We had an argument last night. It was pretty heated but way overdue. We have let this issue go on for YEARS. Now we do not have a clue as to how to even begin to try and fix it. I tore myself open and left my heart on the floor as well as the last of my dignity and self respect when I told him that I actually went to a search engine and put in “When is a woman too fat to have intercourse?” And, yes anyone reading this, I really did. The last time we were together he was not able to sustain it. It seemed like when it got near me it disappeared. And again, yes, I just owned that to the world. I know I am overweight. I’m a muffin top and at my heaviest I was like 220. I’m not all that far from it now. I am 48 years old. My parts are sagging and some crepe skin is showing.
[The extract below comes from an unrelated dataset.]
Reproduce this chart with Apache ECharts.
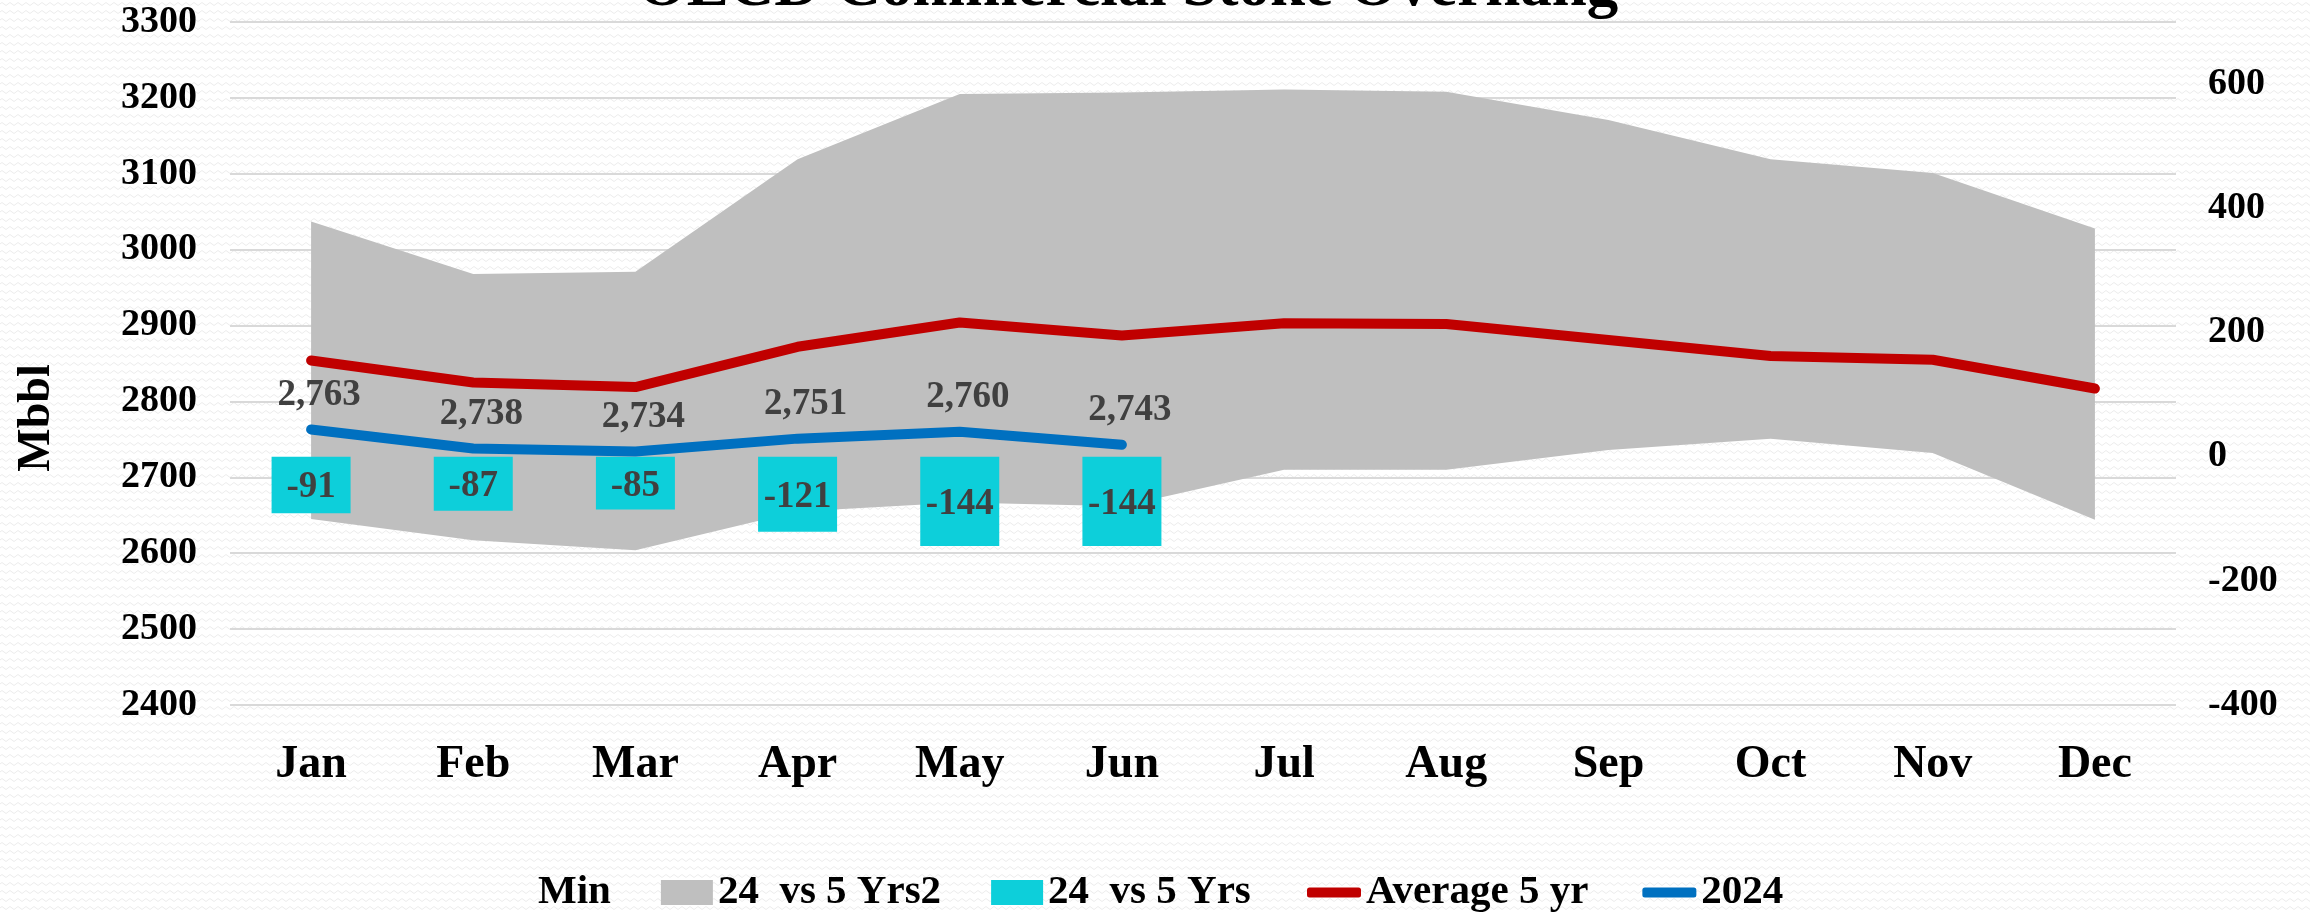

Obviously I was speaking the truth when I said I had no dignity left!

There are a couple other GIANT elephants in the room that feed into all of this but I am not sure if it is okay to just purge like this so I will go no further.

Bottom line my brain 100% believes that I am too stupid, fat, and ugly for my husband to get a physical reaction. I do not want him to touch me now because I feel like it is a pity touch and it disgusts him. He says that this is absolutely not true. That he is attracted to me and does want us back. He also admits that his stupid lies years ago have led us to this place where I do not believe what he says. I believe I am hideous and disgustingly fat and stupid. I believe I am worthless and he is right that I do not believe anything he says now. A vicious cycle. I get that I need to do something to fix it.

So how can we possibly fix this??? We want to but have NO idea where to even start. We let this go on for too long. I have no one I can talk to about this. I’m terribly lonely especially in a room full of people. So, I thought I would give this a shot. Maybe someone will read it and at least have a good laugh. If not, at least I wrote it and talked to no one!